The lessons learned after working on a lifetime of GRM project cars

Tom
By Tom Suddard
Sep 25, 2024 | Project Cars, Column | Posted in Columns | Never miss an article

40 years of Project Cars. Wow, is that a lot of busted knuckles, stripped bolts and lifelong friendships. 

At Grassroots Motorsports, Project Car isn’t just a descriptor but a proper noun with huge weight attached to it. And while I’m only 30 years old, I was there in some capacity for the vast majority of the Project Cars in our pages. 

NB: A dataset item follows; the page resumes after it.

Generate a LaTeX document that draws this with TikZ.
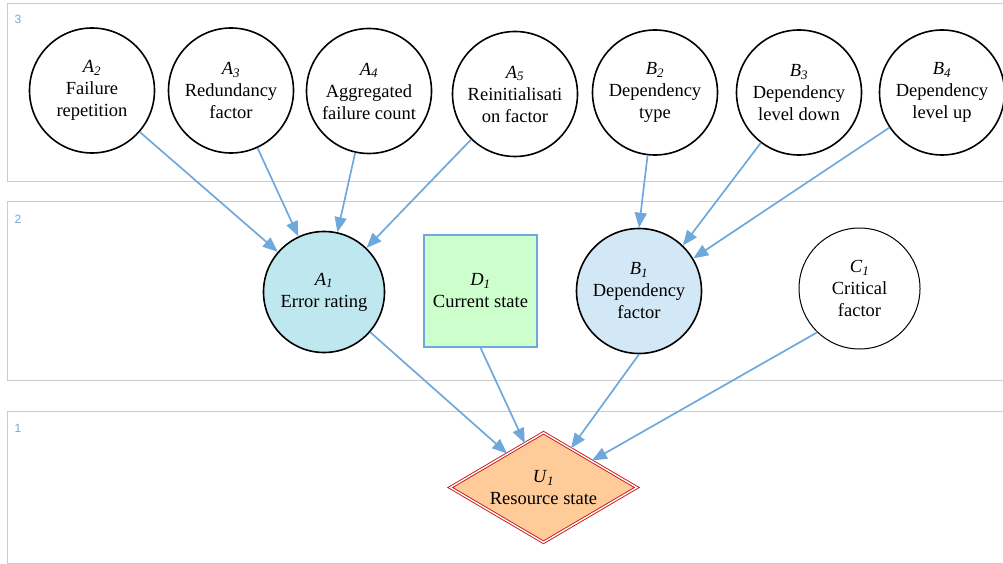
\documentclass[tikz,border=0pt]{standalone}
\usepackage{fontspec}
\setmainfont{Liberation Serif}
\newfontfamily\lblfont{Liberation Sans}
\usetikzlibrary{arrows.meta,shapes.geometric}

\definecolor{edgeblue}{RGB}{111,168,220}
\definecolor{layergray}{RGB}{204,204,204}
\definecolor{errfill}{RGB}{191,231,240}
\definecolor{depfill}{RGB}{211,232,246}
\definecolor{statefill}{RGB}{204,255,204}
\definecolor{utilfill}{RGB}{255,204,153}
\definecolor{utilred}{RGB}{200,20,20}

\tikzset{
  layerbox/.style={draw=layergray, line width=1pt},
  layernum/.style={text=edgeblue, font=\lblfont\fontsize{12}{14}\selectfont, inner sep=0pt},
  txt/.style={align=center, font=\fontsize{18.5}{22}\selectfont, inner sep=0pt},
  chance/.style={txt, circle, draw=black, line width=1.6pt, minimum size=125pt},
  chancethin/.style={txt, circle, draw=black, line width=1pt, minimum size=121pt},
  decision/.style={txt, rectangle, draw=edgeblue, line width=1.4pt, fill=statefill,
                   minimum width=113pt, minimum height=112pt},
  utility/.style={txt, diamond, aspect=1.69, minimum width=187pt, minimum height=110pt,
                  draw=utilred, double=white, double distance=1.4pt, line width=0.9pt,
                  fill=utilfill},
  edge/.style={draw=edgeblue, line width=1.7pt,
               -{Triangle[length=15pt, width=12pt]}},
}

\newcommand{\lab}[2]{\textit{#1}\textsubscript{\textit{#2}}}

\begin{document}
\begin{tikzpicture}[x=1pt, y=-1pt]
  \useasboundingbox (0,0) rectangle (1003,564);
  \clip (0,0) rectangle (1003,564);

  % layers
  \draw[layerbox] (7,4) rectangle (1012,182);
  \draw[layerbox] (7,201) rectangle (1012,380);
  \draw[layerbox] (7,411) rectangle (1012,563);
  \node[layernum] (l3) at (18,19.5) {3};
  \node[layernum] (l2) at (18,219) {2};
  \node[layernum] (l1) at (18,428) {1};

  % layer 3: input factors
  \node[chance] (a2) at (92,90.5)  {\lab{A}{2}\\Failure\\repetition};
  \node[chance] (a3) at (231,90.5) {\lab{A}{3}\\Redundancy\\factor};
  \node[chance] (a4) at (369,91)   {\lab{A}{4}\\Aggregated\\failure count};
  \node[chance] (a5) at (515,94)   {\lab{A}{5}\\Reinitialisati\\on factor};
  \node[chance] (b2) at (655,92.5) {\lab{B}{2}\\Dependency\\type};
  \node[chance] (b3) at (799,92.5) {\lab{B}{3}\\Dependency\\level down};
  \node[chance] (b4) at (942,92.5) {\lab{B}{4}\\Dependency\\level up};

  % layer 2
  \node[chance, fill=errfill, minimum size=121pt] (a1) at (324,292) {\lab{A}{1}\\Error rating};
  \node[decision] (d1) at (480.5,291) {\lab{D}{1}\\Current state};
  \node[chance, fill=depfill] (b1) at (639,291) {\lab{B}{1}\\Dependency\\factor};
  \node[chancethin] (c1) at (859.5,288.5) {\lab{C}{1}\\Critical\\factor};

  % layer 1
  \node[utility] (u1) at (543.5,487.5) {\lab{U}{1}\\Resource state};

  % influences
  \draw[edge] (a2) -- (a1);
  \draw[edge] (a3) -- (a1);
  \draw[edge] (a4) -- (a1);
  \draw[edge] (a5) -- (a1);
  \draw[edge] (b2) -- (b1.north);
  \draw[edge] (b3) -- (b1.46);
  \draw[edge] (b4) -- (b1.31);
  \draw[edge] (a1.-41) -- (u1.137);
  \draw[edge] (d1.south) -- (u1.113);
  \draw[edge] (b1.south) -- (u1.55);
  \draw[edge] (c1.226) -- (u1.29);
\end{tikzpicture}
\end{document}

I was the baby at the Chimney Rock hillclimb watching my dad drive his first Spitfire off the edge of the cliff. The toddler putting carburetor jets into the drum brake inspection hole of his Formula Vee. The child playing with toy tanks built by a machinist named Steve Eckerich while he redesigned the Rotary Spitfire. The fifth-grader being dropped off at school in a race-liveried Civic Si. The middle-schooler replacing the dash in the supercharged E30. The teenager replacing the engine in Project Camry. The college kid rallycrossing his Focus. The twentysomething rotary-swapping a Miata. And eventually, the adult experiencing all of the crazy highs and wild lows that come with successfully building Project Cars. 

What have I learned about managing a project? First, my biggest takeaway: Have a reason for every project. A clear, articulated, written reason. It doesn’t really matter what it is: “Have a cool car,” “Win a trophy,” “Learn about turbos,” “Test my fabrication skills.” Those are all great reasons to build a project car. Never lose track of your reason. It will be your North Star, your budget committee, your rock and your hard place for the duration of your build. 

[10 lessons to keep your race effort disciplined]

Now that you’ve got your reason, you need your resources. I mean time, money, a workspace and friends. 

Time is the only nonnegotiable one of these: If you don’t have at least 10 hours per week to spend on your project, you will fail. Devote less time than that, and your project will sink into the background, failing to rise above the tide of life’s more important obligations. 

Ten hours per week means you’ll finish your car in a year. A few hours once a week “if you feel like it” means you’ll never finish your car. 

What about money and space? Annoyingly, these have an inverse relationship with time. If you have infinite time, you can build a project with very little money on a gravel driveway. 

Need to finish your car this weekend? Break out the checkbook and plan on the car filling your entire two-car garage. And the kitchen. And your office. 

The biggest tip I can offer here is to try to create a zero-setup workshop. For me, 10 hours per week means I’m often working for only an hour at a time. If step one to every task is to move cars out of the way and push my toolbox around, then I’ve just burned half of my shift on busywork. So it’s imperative that I’m able to leave my workspace fully intact between sessions, meaning I can go from walking in the garage to turning bolts in 2 minutes. 

But you won’t be turning those bolts alone, because no successful project car is built without help. So make friends in the community–be it the paddock, the junkyard, the GRM forum or somewhere else–and give and receive help as necessary. 

[How to help a friend restart a stalled project]

I wouldn’t have finished even a fraction of the projects I have without Tim, Rennie, Steve, Andy, Wayne, David, J.G., Jesse and countless other experts by my side. These experts are often online, so every successful project involves hours of “desk time,” too. Sometimes you’ll hit your 10 hours a week by sitting on your couch Googling problems, ordering parts or asking advice. This work outside the garage isn’t just allowed: It’s imperative to finishing your project.

Reason and resources settled, it’s time to buy your car. I’ll repeat some boring, rehashed advice: Buy the best example you can afford. 

But I’ll also put my own spin on it: Buy the best example you can afford in the context of your reason and resources. If your reason is to win a trophy, then “best” likely means a specific year, model or option package. And if your resources are great for engine swaps but terrible for bodywork, then prioritize perfect paint instead of perfect mechanicals. 

And don’t buy the car with partners–splitting a cheap car multiple ways is a really easy way to end up with a stalled, half-finished project. You can and should build and race a car together, but at the end of the day, one person should be responsible for the project’s success.

Now that you’ve got your reason, resources and car, congratulations on your new part-time job. So go start building! If you need me, I’ll be on the Grassroots Motorsports forum, either offering advice or asking for yours–after all, I’ve got Project Cars to finish.